In Ungarn selbst fällt die Bewertung differenzierter aus. Unterstützer des Gesetzes verweisen auf die zunehmende Intransparenz bei der Finanzierung von regierungskritischen Plattformen, deren Budget zu einem erheblichen Teil auf nicht nachvollziehbaren externen Quellen beruhe. Viele dieser Mittel stammen von internationalen Stiftungen oder privaten Förderprogrammen, deren Agenden und Einflussversuche öffentlich kaum diskutiert werden. Die Regierung sieht darin eine Bedrohung der nationalen Souveränität.
Medienfinanzierung
Anders als in vielen westlichen Staaten gibt es in Ungarn keine klassische Presseförderung. Die Finanzierung erfolgt in Teilen über staatliche Inserate – ein System, das zwar regelmäßig kritisiert wird, aber auch von anderen europäischen Ländern in ähnlicher Form praktiziert wird. Die Vergabe dieser Mittel ist im ungarischen Modell offenbar direkt in die staatliche Kommunikationsstrategie eingebunden. Inwieweit sie Blattlinien beeinflusst, Journalisten lenkt und abweichende Meinungen unterdrückt, bleibt zu hinterfragen.

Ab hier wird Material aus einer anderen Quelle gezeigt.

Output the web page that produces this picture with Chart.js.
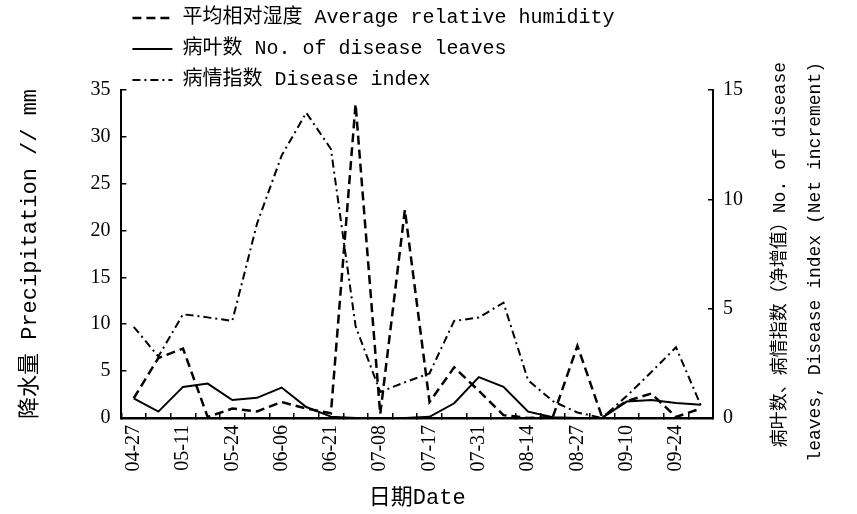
<!DOCTYPE html>
<html lang="zh">
<head>
  <meta charset="UTF-8">
  <title>降水量与病情</title>
  <script src="https://cdn.jsdelivr.net/npm/chart.js"></script>
  <style>
    html, body {
      margin: 0;
      padding: 0;
      background: #fff;
    }
  </style>
</head>
<body>
  <canvas id="chart" width="857" height="514"></canvas>

  <script>
    // every other sampling date carries a label, like the original axis
    const dates = [
      '04-27', '', '05-11', '', '05-24', '', '06-06', '', '06-21', '', '07-08', '',
      '07-17', '', '07-31', '', '08-14', '', '08-27', '', '09-10', '', '09-24', ''
    ];

    // left axis (0-35)
    const humidity = [
      2.1, 6.4, 7.4, 0.1, 1.0, 0.7, 1.7, 1.0, 0.5, 33.5, 0.4, 22.2,
      1.7, 5.4, 2.9, 0.3, 0.0, 0.1, 7.7, 0.1, 1.8, 2.6, 0.1, 1.0
    ];

    // right axis (0-15)
    const diseaseLeaves = [
      0.89, 0.29, 1.42, 1.57, 0.82, 0.92, 1.39, 0.5, 0.06, 0, 0, 0,
      0.05, 0.67, 1.87, 1.42, 0.29, 0.03, 0, 0, 0.75, 0.82, 0.68, 0.6
    ];
    const diseaseIndex = [
      4.17, 2.81, 4.74, 4.6, 4.44, 8.88, 12.0, 13.96, 12.3, 4.2, 1.19, 1.63,
      2.04, 4.44, 4.59, 5.27, 1.72, 0.77, 0.25, 0, 1.0, 2.1, 3.23, 0.59
    ];

    const seriesNames = [
      '平均相对湿度 Average relative humidity',
      '病叶数 No. of disease leaves',
      '病情指数 Disease index'
    ];
    const leftTitle = '降水量 Precipitation // mm';
    const bottomTitle = '日期Date';
    const rightTitleLines = [
      '病叶数、病情指数（净增值）No. of disease',
      'leaves, Disease index (Net increment)'
    ];

    const monoFont = '"Liberation Mono", "Noto Sans CJK SC", monospace';
    const serifFont = '"Liberation Serif", "Noto Sans CJK SC", serif';

    Chart.defaults.color = '#000';

    // right title reads bottom-to-top like the left one
    const rightTitle = {
      id: 'rightTitle',
      afterDraw(chart) {
        const { ctx, chartArea } = chart;
        ctx.save();
        ctx.fillStyle = '#000';
        ctx.font = '18px ' + monoFont;
        ctx.textAlign = 'right';
        ctx.textBaseline = 'middle';
        rightTitleLines.forEach((line, i) => {
          ctx.save();
          ctx.translate(chartArea.right + 67 + i * 35, chartArea.top - 28);
          ctx.rotate(-Math.PI / 2);
          ctx.fillText(line, 0, 0);
          ctx.restore();
        });
        ctx.restore();
      }
    };

    function axisGrid() {
      return {
        drawOnChartArea: false,
        tickLength: -5,
        color: '#000',
        lineWidth: 1.5
      };
    }

    new Chart(document.getElementById('chart'), {
      type: 'line',
      data: {
        labels: dates,
        datasets: [
          {
            label: seriesNames[0],
            data: humidity,
            yAxisID: 'y',
            borderColor: '#000',
            borderWidth: 2.5,
            borderDash: [9, 5],
            pointRadius: 0,
            pointStyle: 'line',
            tension: 0
          },
          {
            label: seriesNames[1],
            data: diseaseLeaves,
            yAxisID: 'y1',
            borderColor: '#000',
            borderWidth: 2,
            pointRadius: 0,
            pointStyle: 'line',
            tension: 0
          },
          {
            label: seriesNames[2],
            data: diseaseIndex,
            yAxisID: 'y1',
            borderColor: '#000',
            borderWidth: 2,
            borderDash: [8, 4, 2, 4],
            pointRadius: 0,
            pointStyle: 'line',
            tension: 0
          }
        ]
      },
      options: {
        responsive: false,
        animation: false,
        layout: {
          padding: { top: -3, right: 99, bottom: 0, left: 0 }
        },
        plugins: {
          tooltip: { enabled: false },
          legend: {
            position: 'top',
            align: 'start',
            fullSize: false,
            maxHeight: 93,
            labels: {
              usePointStyle: true,
              pointStyleWidth: 40,
              padding: 11,
              color: '#000',
              font: { family: monoFont, size: 20 },
              generateLabels(chart) {
                const items = Chart.defaults.plugins.legend.labels.generateLabels(chart);
                items.forEach((item) => {
                  const ds = chart.data.datasets[item.datasetIndex];
                  item.lineDash = ds.borderDash || [];
                  item.lineWidth = ds.borderWidth;
                  item.strokeStyle = ds.borderColor;
                  item.pointStyle = 'line';
                });
                return items;
              }
            }
          }
        },
        scales: {
          x: {
            type: 'category',
            offset: true,
            grid: Object.assign(axisGrid(), { offset: true }),
            border: { color: '#000', width: 2.5 },
            ticks: {
              autoSkip: false,
              maxRotation: 90,
              minRotation: 90,
              padding: 12,
              font: { family: serifFont, size: 20 }
            },
            title: {
              display: true,
              text: bottomTitle,
              font: { family: monoFont, size: 22 },
              padding: { top: 1, bottom: 3 }
            }
          },
          y: {
            position: 'left',
            min: 0,
            max: 35,
            grid: axisGrid(),
            border: { color: '#000', width: 2 },
            ticks: {
              stepSize: 5,
              padding: 16,
              font: { family: serifFont, size: 20 }
            },
            title: {
              display: true,
              text: leftTitle,
              font: { family: monoFont, size: 22 },
              padding: { top: 17, bottom: 31 }
            }
          },
          y1: {
            position: 'right',
            min: 0,
            max: 15,
            grid: axisGrid(),
            border: { color: '#000', width: 2 },
            ticks: {
              stepSize: 5,
              padding: 15,
              font: { family: serifFont, size: 20 }
            }
          }
        }
      },
      plugins: [rightTitle]
    });
  </script>
</body>
</html>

Unabhängige Medien finanzieren sich neben Abo-Modellen vor allem über Spendenkampagnen und Förderungen – darunter auch Mittel aus dem Ausland, die nun durch das Transparenzgesetz offengelegt und reguliert werden sollen. Kritiker sehen darin eine Hürde für kritischen Journalismus, Befürworter sprechen von einem überfälligen Schritt zur Sicherung demokratischer Kontrolle.
Souveränitätsschutzgesetz
Bereits 2023 hatte die ungarische Regierung das „Souveränitätsschutzgesetz“ verabschiedet, das eine neue Aufsichtsbehörde mit weitreichenden Kompetenzen etabliert hat. Diese Behörde soll künftig auch jene Organisationen identifizieren, die nach Einschätzung der Regierung aus dem Ausland gesteuert werden. Die EU-Kommission hat hierzu ein Verfahren wegen möglicher Verstöße gegen Grundrechte eingeleitet.

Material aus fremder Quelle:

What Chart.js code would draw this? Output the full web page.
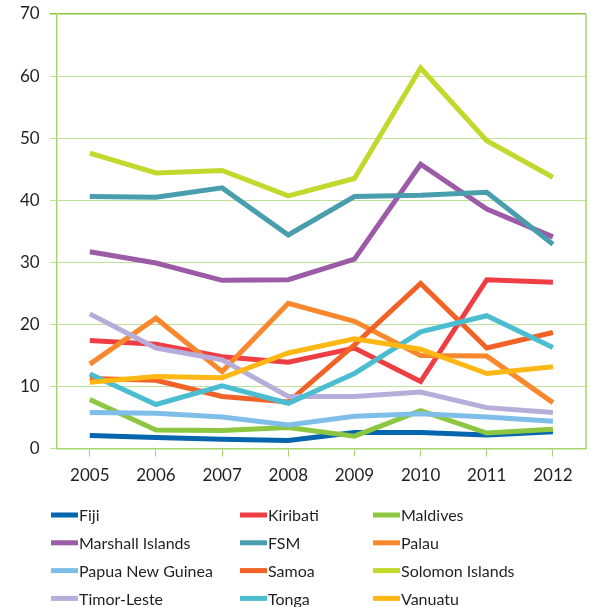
<!DOCTYPE html>
<html>
<head>
<meta charset="utf-8">
<script src="https://cdn.jsdelivr.net/npm/chart.js@4/dist/chart.umd.min.js"></script>
<style>
  html, body { margin: 0; padding: 0; background: #fff; }
</style>
</head>
<body>
<canvas id="lineGraph" width="592" height="607"></canvas>
<script>
// Years on the x axis
const years = ['2005', '2006', '2007', '2008', '2009', '2010', '2011', '2012']
const yTicks = [0, 10, 20, 30, 40, 50, 60, 70]

const fiji      = [2.1, 1.8, 1.5, 1.3, 2.6, 2.6, 2.2, 2.7]
const kiribati  = [17.4, 16.8, 14.8, 13.9, 16.2, 10.8, 27.2, 26.8]
const maldives  = [7.9, 3.0, 2.9, 3.4, 2.0, 6.1, 2.5, 3.1]
const marshall  = [31.7, 29.9, 27.1, 27.2, 30.5, 45.8, 38.6, 34.1]
const fsm       = [40.6, 40.5, 42.0, 34.4, 40.6, 40.8, 41.3, 32.9]
const palau     = [13.6, 21.0, 12.4, 23.4, 20.5, 15.0, 14.9, 7.4]
const png       = [5.8, 5.7, 5.1, 3.8, 5.2, 5.6, 5.1, 4.4]
const samoa     = [11.3, 11.0, 8.4, 7.5, 16.7, 26.6, 16.2, 18.7]
const solomon   = [47.6, 44.4, 44.8, 40.7, 43.5, 61.3, 49.6, 43.7]
const timor     = [21.7, 16.2, 14.3, 8.4, 8.4, 9.1, 6.6, 5.8]
const tonga     = [12.0, 7.1, 10.1, 7.3, 12.1, 18.8, 21.4, 16.3]
const vanuatu   = [10.7, 11.6, 11.4, 15.4, 17.7, 16.0, 12.1, 13.2]

const series = [
    ['Fiji', fiji, '#0565ae'],
    ['Kiribati', kiribati, '#ee3e44'],
    ['Maldives', maldives, '#8dc641'],
    ['Marshall Islands', marshall, '#9b5ba6'],
    ['FSM', fsm, '#489ead'],
    ['Palau', palau, '#f7882d'],
    ['Papua New Guinea', png, '#7fbee9'],
    ['Samoa', samoa, '#f26226'],
    ['Solomon Islands', solomon, '#c3d82d'],
    ['Timor-Leste', timor, '#b6addb'],
    ['Tonga', tonga, '#4bbdd1'],
    ['Vanuatu', vanuatu, '#fdb815']
]

const textColor = '#231f20'
const fontName = 'Lato'

/* legend drawn as a 3 column grid under the plot */
const gridLegend = {
    id: 'gridLegend',
    afterDraw(chart) {
        const c = chart.ctx
        const cols = [51, 240, 373]
        c.save()
        c.font = '16px ' + fontName
        c.textBaseline = 'middle'
        chart.data.datasets.forEach((ds, i) => {
            const x = cols[i % 3]
            const y = 515 + Math.floor(i / 3) * 27.8
            c.fillStyle = ds.borderColor
            c.fillRect(x, y - 2.5, 27, 5)
            c.fillStyle = textColor
            c.fillText(ds.label, x + 28, y + 1)
        })
        c.restore()
    }
}

/* right edge of the plot frame */
const frame = {
    id: 'frame',
    beforeDatasetsDraw(chart) {
        const { ctx, chartArea } = chart
        ctx.save()
        ctx.strokeStyle = '#a8d46f'
        ctx.lineWidth = 1.5
        ctx.beginPath()
        ctx.moveTo(chartArea.right, chartArea.top)
        ctx.lineTo(chartArea.right, chartArea.bottom)
        ctx.stroke()
        ctx.restore()
    }
}

let ctx = document.querySelector('#lineGraph').getContext('2d')

let dados = {
    labels: years,
    datasets: series.map(([label, data, color], i) => ({
        label: label,
        data: data,
        borderColor: color,
        backgroundColor: color,
        borderWidth: 5,
        pointRadius: 0,
        tension: 0,
        order: -i
    }))
}

let opcoes = {
    responsive: false,
    animation: false,
    layout: { padding: { top: 14, right: 6, left: 10, bottom: 112 } },
    plugins: {
        legend: { display: false },
        tooltip: { enabled: false }
    },
    scales: {
        x: {
            offset: true,
            grid: { drawOnChartArea: false, offset: false, tickLength: 8, color: '#a8d46f' },
            border: { color: '#a8d46f', width: 1.5 },
            ticks: { color: textColor, font: { family: fontName, size: 17 }, padding: 9, maxRotation: 0 }
        },
        y: {
            min: 0,
            max: 70,
            afterBuildTicks: axis => { axis.ticks = yTicks.map(v => ({ value: v })) },
            // let the top label hang over the frame instead of pushing it down
            afterFit: axis => { axis.paddingTop = 0; axis.paddingBottom = 0 },
            grid: {
                tickLength: 7,
                color: c => c.tick && c.tick.value === 70 ? '#8cc63f' : '#bde397',
                lineWidth: c => c.tick && c.tick.value === 70 ? 1.5 : 1
            },
            border: { color: '#a8d46f', width: 1.5 },
            ticks: { color: textColor, font: { family: fontName, size: 17 }, padding: 10 }
        }
    }
}

let lineChart = new Chart(ctx, {
    type: 'line',
    data: dados,
    options: opcoes,
    plugins: [frame, gridLegend]
})
</script>
</body>
</html>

Während internationale Organisationen Eingriffe in die Pressefreiheit befürchten, verweist die ungarische Regierung auf das legitime Interesse eines souveränen Staates, externe Einflussnahmen auf seine Medienlandschaft offenlegen und begrenzen zu dürfen – ein Standpunkt, der auch künftig für Kontroversen sorgen dürfte.
Österreichs Einfluss
Dass internationale Organisationen den medienpolitischen Kurs der ungarischen Regierung kritisch sehen, ist bekannt – weniger beleuchtet ist hingegen die Rolle, die österreichische Investoren im Vorfeld dieses Wandels spielten. Nachweislich übernahm etwa ein österreichischer Unternehmer mit Sitz in Wien über seine Beteiligungsgesellschaft Vienna Capital Partners das Nachrichtenportal Origo.hu, bevor es 2015 an regierungsnahe Eigentümer überging und einen klaren redaktionellen Kurswechsel vollzog.
Auch bei der späteren Formierung der KESMA-Medienstiftung (2018), die über 500 Medien auf regierungsfreundlicher Linie bündelt, stammen einzelne Titel ursprünglich aus privatwirtschaftlichen – unter anderem auch österreichischen – Vorbesitzverhältnissen.
Welche strategischen Überlegungen diesen Entwicklungen zugrunde lagen, bleibt ein Geheimnis – doch das österreichische Zwischenspiel markiert einen dokumentierten Wendepunkt.